|Jefferson National Expansion Memorial|
The building of the Arch was completed in 1965 while work on the landscape wasn't initiated until 1968. The phased work was finally completed in 1980. Kiley, when brought back to the site in the late 90s, stated that his design was about the geometry that reflected the curve of the Arch. This arc, known as catenary, is formed by a flexible, uniformly dense cord or cable suspended from its endpoints and acted on by gravity. The designer's tree-lined walkways mirrored and reinforced this curve on the ground plane. Kiley, also known for his "his vigorous and creative" plant selections, specified tulip poplars, but the local nursery association raised a ruckus. They insisted the trees would not survive the urban environment, so a locally-cloned Rosehill Ash replaced the poplars on Kiley's planting plan. Ironically, these ash trees now in their height of glory will have to be replaced due to the Emerald Ash borer that is currently decimating this tree population throughout the Midwest. If the tulip poplars had been planted as Kiley specified, they would now be majestically displaying their full glory....and most likely would be standing for many years into the future.

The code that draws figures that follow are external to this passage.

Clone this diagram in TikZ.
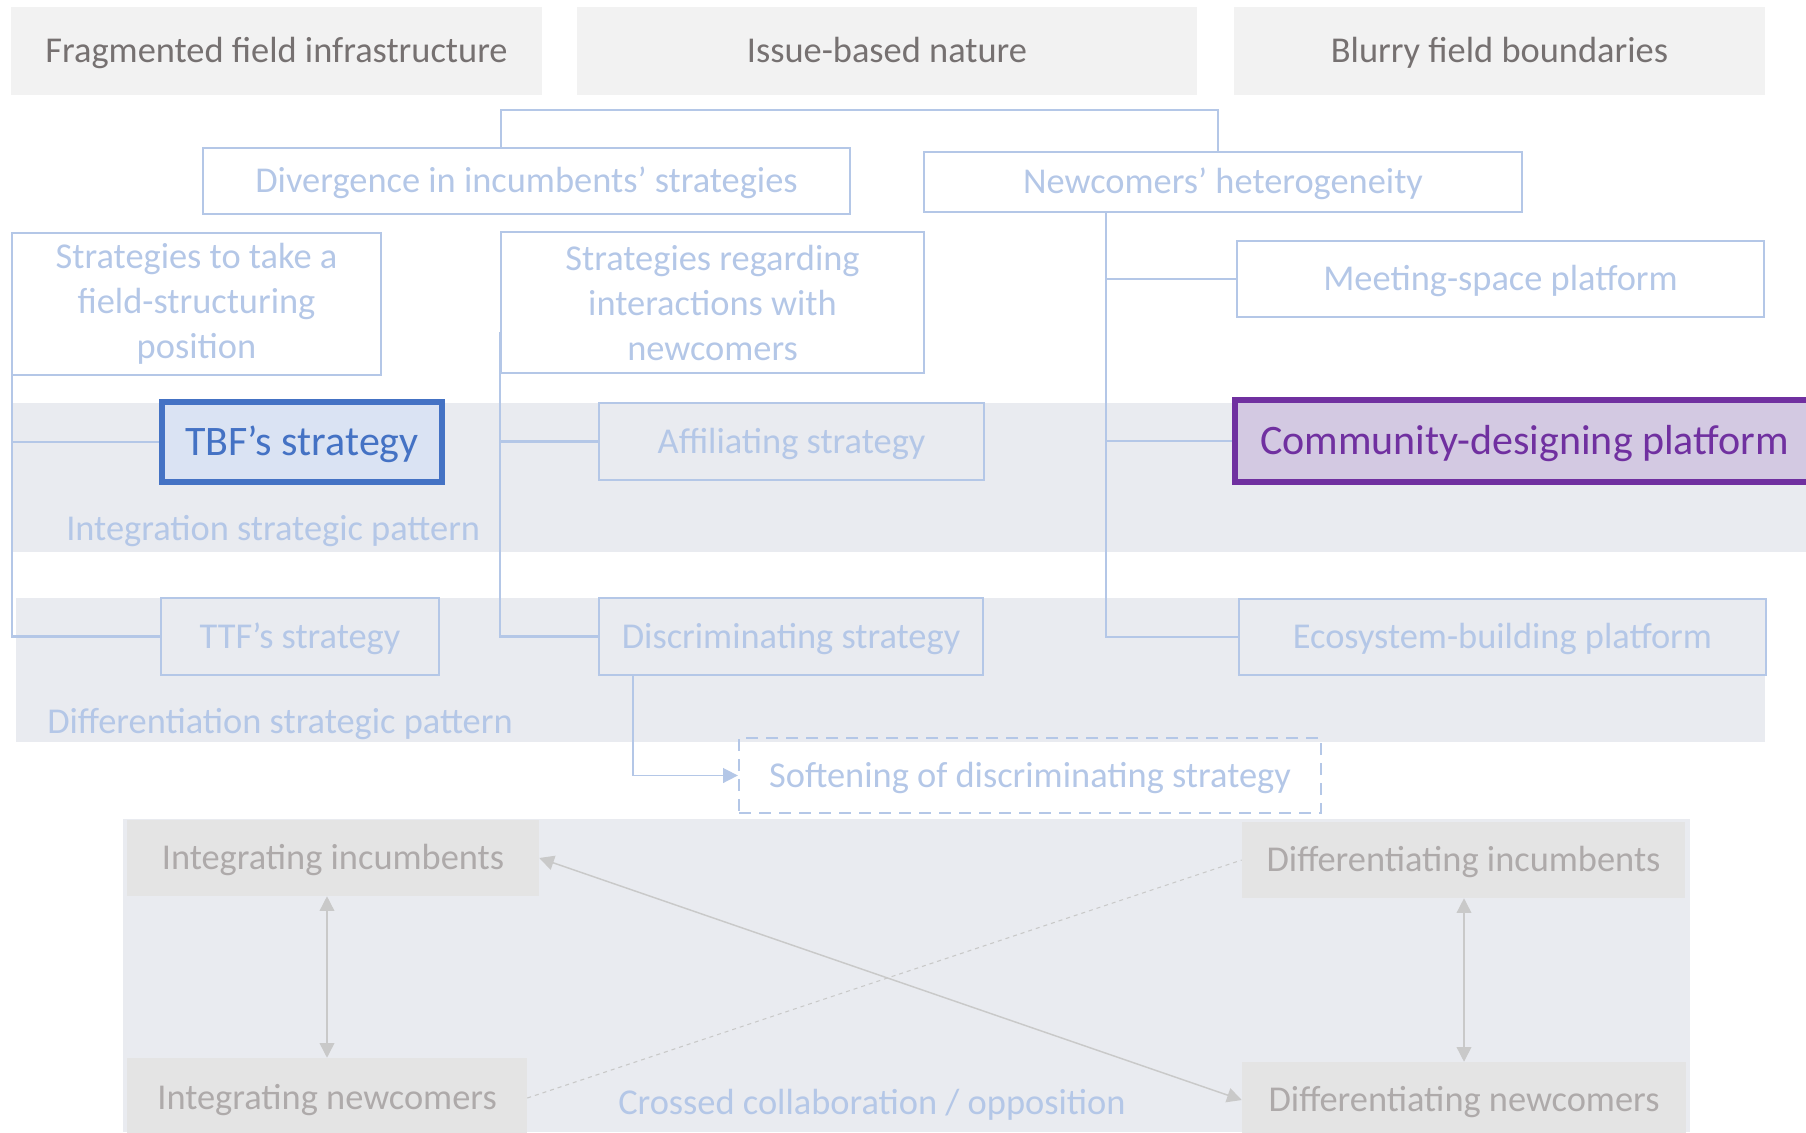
\documentclass[tikz,border=0pt]{standalone}
\usepackage{fontspec}
\setmainfont{Carlito}
\usetikzlibrary{arrows.meta}
\definecolor{lb}{HTML}{B4C7E7}
\definecolor{topfill}{HTML}{F2F2F2}
\definecolor{toptext}{HTML}{767171}
\definecolor{bandc}{HTML}{E9EBF0}
\definecolor{tbfc}{HTML}{4472C4}
\definecolor{tbff}{HTML}{DAE3F3}
\definecolor{comc}{HTML}{7030A0}
\definecolor{comf}{HTML}{D3C9E2}
\definecolor{botf}{HTML}{E4E4E4}
\definecolor{bott}{HTML}{AEAAAA}
\definecolor{arrc}{HTML}{C9C9C9}
\begin{document}
\begin{tikzpicture}[x=0.75pt,y=-0.75pt,
  every node/.style={font=\fontsize{27.3}{33.75}\selectfont, inner sep=0pt, align=center},
  sz/.style 2 args={minimum width=#1*0.75pt, minimum height=#2*0.75pt},
  oneline/.style={text height=20.4pt, text depth=2.9pt},
  topbox/.style={oneline, fill=topfill, text=toptext},
  lbbox/.style={oneline, draw=lb, line width=1.7pt, text=lb},
  multibox/.style={draw=lb, line width=1.7pt, text=lb},
  bigbox/.style={line width=3.8pt, font=\fontsize{31.5}{38}\selectfont, text height=23.6pt, text depth=3.3pt},
  softbox/.style={oneline, draw=lb, line width=1.7pt, text=lb, dash pattern=on 9pt off 6pt},
  botbox/.style={oneline, fill=botf, text=bott},
  bandlabel/.style={text=lb, anchor=base west},
  lbline/.style={draw=lb, line width=1.6pt},
  lbarrow/.style={draw=lb, line width=1.2pt, -{Triangle[length=11pt,width=11pt,fill=lb]}},
  grayarrow/.style={draw=arrc, line width=1.1pt, {Triangle[length=11pt,width=11pt,fill=arrc]}-{Triangle[length=11pt,width=11pt,fill=arrc]}},
  graydash/.style={draw=arrc, line width=0.8pt, dash pattern=on 3pt off 3pt}
]
\useasboundingbox (0,0) rectangle (1806,1132);
\clip (0,0) rectangle (1806,1132);

% background bands
\fill[bandc] (12,403) rectangle (1806,552);
\fill[bandc] (16,598) rectangle (1765,742);
\fill[bandc] (123,819) rectangle (1690,1132);

% top boxes
\node[topbox, sz={531}{88}] (frag) at (276.5,51) {Fragmented field infrastructure};
\node[topbox, sz={620}{88}] (issue) at (887,51) {Issue-based nature};
\node[topbox, sz={531}{88}] (blur) at (1499.5,51) {Blurry field boundaries};

% level 2
\node[lbbox, sz={647}{66}] (div) at (526.5,181) {Divergence in incumbents’ strategies};
\node[lbbox, sz={598}{60}] (new) at (1223,182) {Newcomers’ heterogeneity};

% level 3
\node[multibox, sz={369}{142}] (s1) at (196.5,304) {Strategies to take a\\field-structuring\\position};
\node[multibox, sz={423}{141}] (s2) at (712.5,302.5) {Strategies regarding\\interactions with\\newcomers};
\node[lbbox, sz={527}{76}] (meet) at (1500.5,279) {Meeting-space platform};

% integration row
\node[lbbox, bigbox, draw=tbfc, fill=tbff, text=tbfc, sz={280}{80}] (tbf) at (302,442) {TBF’s strategy};
\node[lbbox, sz={385}{77}] (aff) at (791.5,441.5) {Affiliating strategy};
\node[lbbox, bigbox, draw=comc, fill=comf, text=comc, sz={579}{82}] (com) at (1524.5,441) {Community-designing platform};
\node[bandlabel] (lint) at (66,540) {Integration strategic pattern};

% differentiation row
\node[lbbox, sz={278}{77}] (ttf) at (300,636.5) {TTF’s strategy};
\node[lbbox, sz={384}{77}] (dis) at (791,636.5) {Discriminating strategy};
\node[lbbox, sz={527}{76}] (eco) at (1502.5,637) {Ecosystem-building platform};
\node[bandlabel] (ldiff) at (47,733) {Differentiation strategic pattern};

% softening
\node[softbox, sz={582}{75}] (soft) at (1030,775.5) {Softening of discriminating strategy};

% bottom quadrant
\node[botbox, sz={412}{76}] (ii) at (333,858) {Integrating incumbents};
\node[botbox, sz={400}{80}] (inw) at (327,1098) {Integrating newcomers};
\node[botbox, sz={443}{76}] (di) at (1463.5,860) {Differentiating incumbents};
\node[botbox, sz={444}{76}] (dn) at (1464,1100) {Differentiating newcomers};
\node[bandlabel] (lcross) at (618,1114) {Crossed collaboration / opposition};

% connectors
\coordinate (b1) at (501,110);
\coordinate (b2) at (1218,110);
\draw[lbline] (div.north -| b1) -- (b1) -- (b2) -- (new.north -| b2);

\coordinate (t1) at (12,330);
\draw[lbline] (t1) |- (tbf.west);
\draw[lbline] (t1) |- (ttf.west);

\coordinate (t2) at (500,332);
\draw[lbline] (t2) |- (aff.west);
\draw[lbline] (t2) |- (dis.west);

\coordinate (t3) at (1106,0);
\draw[lbline] (new.south -| t3) |- (meet.west);
\draw[lbline] (new.south -| t3) |- (com.west);
\draw[lbline] (new.south -| t3) |- (eco.west);

\coordinate (d1) at (633,0);
\draw[lbarrow] (dis.south -| d1) |- (soft.west);

\coordinate (v1) at (327,0);
\coordinate (v2) at (1464,0);
\draw[grayarrow] (ii.south -| v1) -- (inw.north -| v1);
\draw[grayarrow] (di.south -| v2) -- (dn.north -| v2);
\draw[grayarrow] (ii.east) -- (dn.west);
\draw[graydash] (inw.east) -- (di.west);
\end{tikzpicture}
\end{document}
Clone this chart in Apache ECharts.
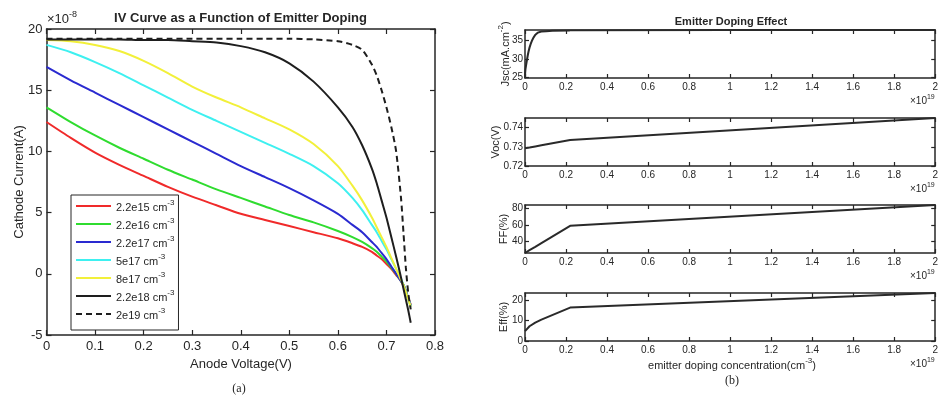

Two professors, one lecturer, and 34 students of the Savanna Traveling Studio started out the day touring the grounds of the Gateway Arch in pouring rain. After an hour of both drizzle and downpour, the professors finally called it a morning and sent the students into the museum so they could get out of the rain. Like good troopers, the students completed their watercolors, found some lunch, and returned to the hotel to change out of their wet clothes before heading out for the afternoon's assignment. We all dreaded more time working in the wet weather, but magically, the rain stopped after lunch. The sun came out and it turned into a picture-perfect day. The students completed their assigned work in Citygarden and headed out to enjoy the balmy evening.